_Short problem:_ Every entry that follows should be repeated exactly; drop the images.

_Data supplied:_
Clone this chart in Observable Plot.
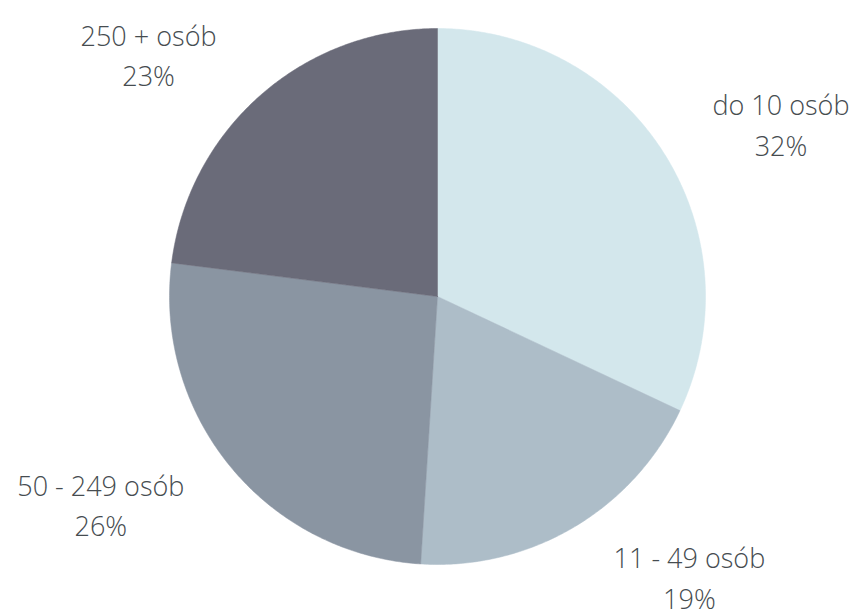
<!DOCTYPE html>
<html>
<head>
<meta charset="utf-8">
<script src="https://cdn.jsdelivr.net/npm/d3@7"></script>
<script src="https://cdn.jsdelivr.net/npm/@observablehq/plot@0.6"></script>
<style>
  html, body { margin: 0; padding: 0; background: #fff; }
</style>
</head>
<body>
<div id="chart"></div>
<script>
const categories = ["do 10 osób", "11 - 49 osób", "50 - 249 osób", "250 + osób"];
const shares = [32, 19, 26, 23];
const colors = ["#d3e7ec", "#adbdc8", "#8a95a2", "#6a6b79"];

const W = 857, H = 612;
const cx = 437, cy = 296, R = 268;
const FONT = "'Open Sans', 'DejaVu Sans', sans-serif";
const FS = 27;
const FW = 300;

const arcs = d3.pie().sort(null).value(d => d)(shares);

// polygon points for each slice (unit circle, y up)
const slicePts = [];
arcs.forEach((a, i) => {
  const key = categories[i];
  slicePts.push({key, x: 0, y: 0});
  const n = Math.max(2, Math.ceil((a.endAngle - a.startAngle) / (Math.PI / 360)));
  for (let k = 0; k <= n; k++) {
    const t = a.startAngle + (a.endAngle - a.startAngle) * k / n;
    slicePts.push({key, x: Math.sin(t), y: Math.cos(t)});
  }
  slicePts.push({key, x: 0, y: 0});
});

// label placement
const ctx = document.createElement("canvas").getContext("2d");
ctx.font = `${FW} ${FS}px ${FONT}`;
const labelData = arcs.map((a, i) => {
  const m = (a.startAngle + a.endAngle) / 2;
  const s = Math.sin(m), c = Math.cos(m);
  const w = ctx.measureText(categories[i]).width;
  return {
    key: categories[i],
    text: categories[i] + "\n" + shares[i] + "%",
    x: 1.1 * s + Math.sign(s) * (w / 2 + 26) / R,
    y: 1.21 * c
  };
});

const chart = Plot.plot({
  width: W,
  height: H,
  margin: 0,
  x: {domain: [-cx / R, (W - cx) / R], axis: null},
  y: {domain: [-(H - cy) / R, cy / R], axis: null},
  color: {domain: categories, range: colors},
  style: {background: "#fff", fontFamily: FONT},
  marks: [
    Plot.line(slicePts, {x: "x", y: "y", z: "key", fill: "key", stroke: "key", strokeWidth: 0.5, curve: "linear"}),
    Plot.text(labelData, {x: "x", y: "y", text: "text", fontSize: FS, fontWeight: FW, lineHeight: 1.5, fill: "#464c50", fontFamily: FONT})
  ]
});
document.getElementById("chart").appendChild(chart);
</script>
</body>
</html>
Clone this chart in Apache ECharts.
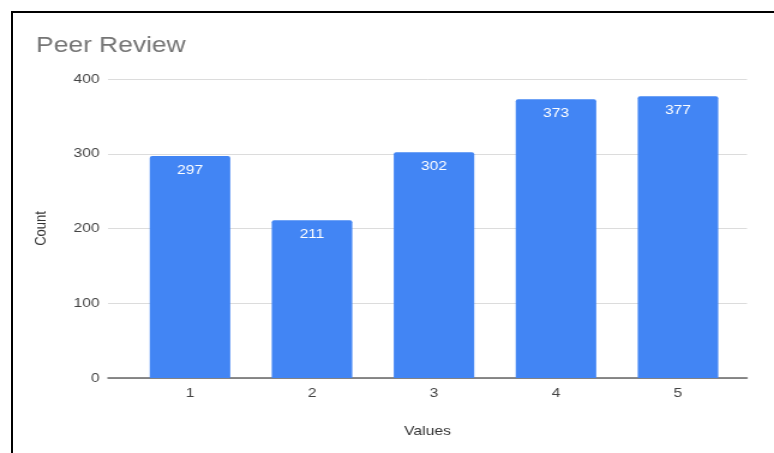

_Response:_
Clone this chart in Observable Plot.
<!DOCTYPE html>
<html>
<head>
<meta charset="utf-8">
<script src="https://cdn.jsdelivr.net/npm/d3@7"></script>
<script src="https://cdn.jsdelivr.net/npm/@observablehq/plot@0.6"></script>
<style>
  html, body { margin: 0; padding: 0; background: #fff; }
</style>
</head>
<body>
<div id="chart"></div>
<script>
const categories = ["do 10 osób", "11 - 49 osób", "50 - 249 osób", "250 + osób"];
const shares = [32, 19, 26, 23];
const colors = ["#d3e7ec", "#adbdc8", "#8a95a2", "#6a6b79"];

const W = 857, H = 612;
const cx = 437, cy = 296, R = 268;
const FONT = "'Open Sans', 'DejaVu Sans', sans-serif";
const FS = 27;
const FW = 300;

const arcs = d3.pie().sort(null).value(d => d)(shares);

// polygon points for each slice (unit circle, y up)
const slicePts = [];
arcs.forEach((a, i) => {
  const key = categories[i];
  slicePts.push({key, x: 0, y: 0});
  const n = Math.max(2, Math.ceil((a.endAngle - a.startAngle) / (Math.PI / 360)));
  for (let k = 0; k <= n; k++) {
    const t = a.startAngle + (a.endAngle - a.startAngle) * k / n;
    slicePts.push({key, x: Math.sin(t), y: Math.cos(t)});
  }
  slicePts.push({key, x: 0, y: 0});
});

// label placement
const ctx = document.createElement("canvas").getContext("2d");
ctx.font = `${FW} ${FS}px ${FONT}`;
const labelData = arcs.map((a, i) => {
  const m = (a.startAngle + a.endAngle) / 2;
  const s = Math.sin(m), c = Math.cos(m);
  const w = ctx.measureText(categories[i]).width;
  return {
    key: categories[i],
    text: categories[i] + "\n" + shares[i] + "%",
    x: 1.1 * s + Math.sign(s) * (w / 2 + 26) / R,
    y: 1.21 * c
  };
});

const chart = Plot.plot({
  width: W,
  height: H,
  margin: 0,
  x: {domain: [-cx / R, (W - cx) / R], axis: null},
  y: {domain: [-(H - cy) / R, cy / R], axis: null},
  color: {domain: categories, range: colors},
  style: {background: "#fff", fontFamily: FONT},
  marks: [
    Plot.line(slicePts, {x: "x", y: "y", z: "key", fill: "key", stroke: "key", strokeWidth: 0.5, curve: "linear"}),
    Plot.text(labelData, {x: "x", y: "y", text: "text", fontSize: FS, fontWeight: FW, lineHeight: 1.5, fill: "#464c50", fontFamily: FONT})
  ]
});
document.getElementById("chart").appendChild(chart);
</script>
</body>
</html>
Clone this chart in Apache ECharts.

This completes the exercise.